From a religious point of view, let me quote two Hadith (authentic sayings of the Holy Prophet, PBUH) from the book Haj, Umrah and Ziarath, by an eminent Islamic scholar from Saudi Arabia, Sheikh Abdul Aziz Bin Abdullah Bin Baz:
“One should arrange for his expenses of Haj and Umrah out of his or dependent progeny lawful earnings, as commanded by the Holy Prophet (PBUH)”, “Allah is pure and He accepts only what is pure” (page 14).
“A pilgrim should avoid the earnings of others and not seek others monetary help” (page 23).
Every Muslim who wants to go for Haj must keep in mind these two Hadith. Further, in the Holy Koran in Sura Imran (Sura 3) verse 97 it is clearly stated that Haj is incumbent on those who can undertake the journey. The words “can undertake” prohibit going to Haj on subsidy assistance, because it is not pilgrim’s lawful earnings, but someone else’s earnings.
The question is: “Is it morally and ethically correct to undertake Haj pilgrimage on subsidy?” Let the learned Ulema, Islamic scholars and Muslim intellectuals clarify whether performing Haj by availing of the subsidy is permissible or not under Shariat (Islamic Law).I am writing this with the utmost respect to every individual Muslim, and it is not my intention to embarrass anybody embarking on Haj pilgrimage, at any level. It is disturbing to religious beliefs, and should be corrected by the Ulema by issuing the right fatwa in the light of the Holy Koran and Hadith. No country in the world, including Muslim countries, perhaps offers Haj subsidy.

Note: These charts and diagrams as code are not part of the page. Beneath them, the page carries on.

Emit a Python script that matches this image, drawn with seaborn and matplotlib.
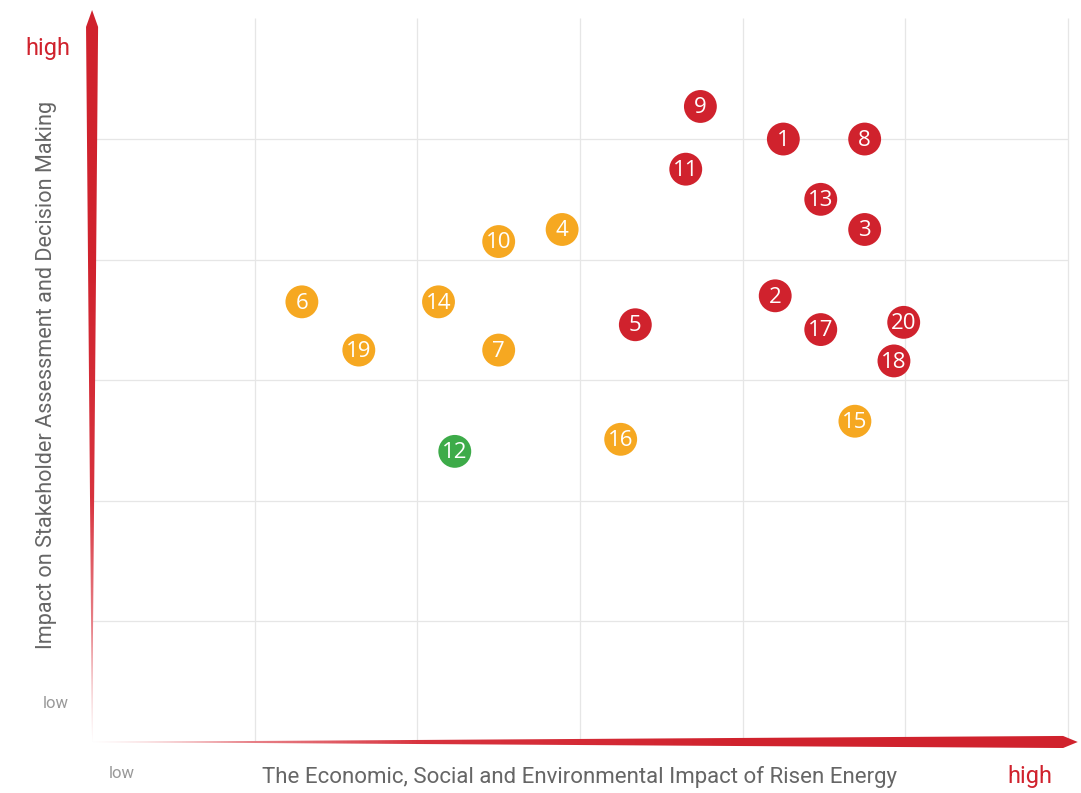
import numpy as np
import pandas as pd
import matplotlib
matplotlib.use("Agg")
import matplotlib.pyplot as plt
import seaborn as sns
from matplotlib.patches import Polygon
from matplotlib.colors import LinearSegmentedColormap

# topic numbers and their position in the materiality matrix
labels = [9, 1, 8, 11, 13, 3, 4, 10, 2, 6, 14, 5, 17, 20, 19, 7, 18, 15, 16, 12]
impact_x = [3.74, 4.25, 4.75, 3.65, 4.48, 4.75, 2.89, 2.50, 4.20, 1.29,
            2.13, 3.34, 4.48, 4.99, 1.64, 2.50, 4.93, 4.69, 3.25, 2.23]
impact_y = [5.27, 5.00, 5.00, 4.75, 4.50, 4.25, 4.25, 4.15, 3.70, 3.65,
            3.65, 3.46, 3.42, 3.48, 3.25, 3.25, 3.16, 2.66, 2.51, 2.41]
level = ["high", "high", "high", "high", "high", "high", "mid", "mid", "high", "mid",
         "mid", "high", "high", "high", "mid", "mid", "high", "mid", "mid", "low"]
palette = {"high": "#d0222d", "mid": "#f6a821", "low": "#3dab49"}

df = pd.DataFrame({"x": impact_x, "y": impact_y, "level": level, "label": labels})

sns.set_style("white")
fig = plt.figure(figsize=(10.81, 7.93), dpi=100)
ax = fig.add_axes([0, 0, 1, 1])
ax.axis("off")

# grid
grid_x = [1, 2, 3, 4, 5, 6]
grid_y = [1, 2, 3, 4, 5]
ax.vlines(grid_x, 0, 6, color="#e6e6e6", lw=0.9, zorder=0)
ax.hlines(grid_y, 0, 6, color="#e6e6e6", lw=0.9, zorder=0)

# tapered red arrows with a light gradient at the origin
grad_cmap = LinearSegmentedColormap.from_list("arr", ["#f6c9cc", "#d8333e", "#d0222d", "#d0222d"])

def taper_arrow(verts, horizontal):
    poly = Polygon(verts, closed=True, facecolor="none", edgecolor="none")
    ax.add_patch(poly)
    g = np.linspace(0, 1, 256)
    img = g[None, :] if horizontal else g[:, None]
    xs = [v[0] for v in verts]
    ys = [v[1] for v in verts]
    im = ax.imshow(img, cmap=grad_cmap, extent=[min(xs), max(xs), min(ys), max(ys)],
                   origin="lower", aspect="auto", zorder=1, interpolation="bilinear")
    im.set_clip_path(poly)

hw_v = 0.037
taper_arrow([(0, 0), (hw_v, 5.92), (hw_v, 5.93), (0, 6.07), (-hw_v, 5.93), (-hw_v, 5.92)], False)
hw_h = 0.05
taper_arrow([(0, 0), (5.96, hw_h), (5.97, hw_h), (6.06, 0), (5.97, -hw_h), (5.96, -hw_h)], True)
ax.set_xlim(-0.566, 6.080)
ax.set_ylim(-0.423, 6.153)

sns.scatterplot(data=df, x="x", y="y", hue="level", palette=palette, s=560,
                edgecolor="none", legend=False, ax=ax, zorder=3)
for _, r in df.iterrows():
    ax.text(r["x"], r["y"] - 0.01, str(r["label"]), color="white", fontsize=16,
            family=["Open Sans", "DejaVu Sans"], ha="center", va="center", zorder=4)

cond = ["Roboto", "DejaVu Sans"]
fig.text(580 / 1081, 1 - 777 / 793, "The Economic, Social and Environmental Impact of Risen Energy",
         color="#666666", fontsize=16, family=cond, ha="center", va="center")
fig.text(47 / 1081, 1 - 375 / 793, "Impact on Stakeholder Assessment and Decision Making",
         color="#666666", fontsize=15.6, family=cond, ha="center", va="center", rotation=90)
fig.text(1030 / 1081, 1 - 777 / 793, "high", color="#d0222d", fontsize=17, family=cond,
         ha="center", va="center")
fig.text(48 / 1081, 1 - 49 / 793, "high", color="#d0222d", fontsize=17, family=cond,
         ha="center", va="center")
fig.text(56 / 1081, 1 - 703 / 793, "low", color="#999999", fontsize=12, family=cond,
         ha="center", va="center")
fig.text(122 / 1081, 1 - 774 / 793, "low", color="#999999", fontsize=12, family=cond,
         ha="center", va="center")

fig.savefig("out.png", dpi=100, facecolor="white")
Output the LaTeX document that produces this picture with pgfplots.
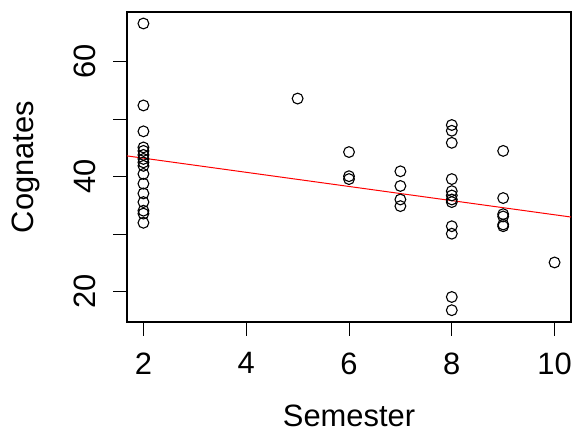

Even the High Court of Lahore in a 1997 judgment said it is un-Islamic to avail of subsidy and perform Haj. I am sure the authorities concerned will agree that spending about Rs. 400 crore (which may go up in future) for 0.06 per cent of Muslim population is justifiable.
The Government has to devise some other alternative if it really wants to help Muslims, and let the subsidy amount be used for constructive and meaningful welfare measures for the community.
One of the senior Indian politicians recently asked me what was wrong in offering Haj subsidy? The question is not what is wrong but whether it is right.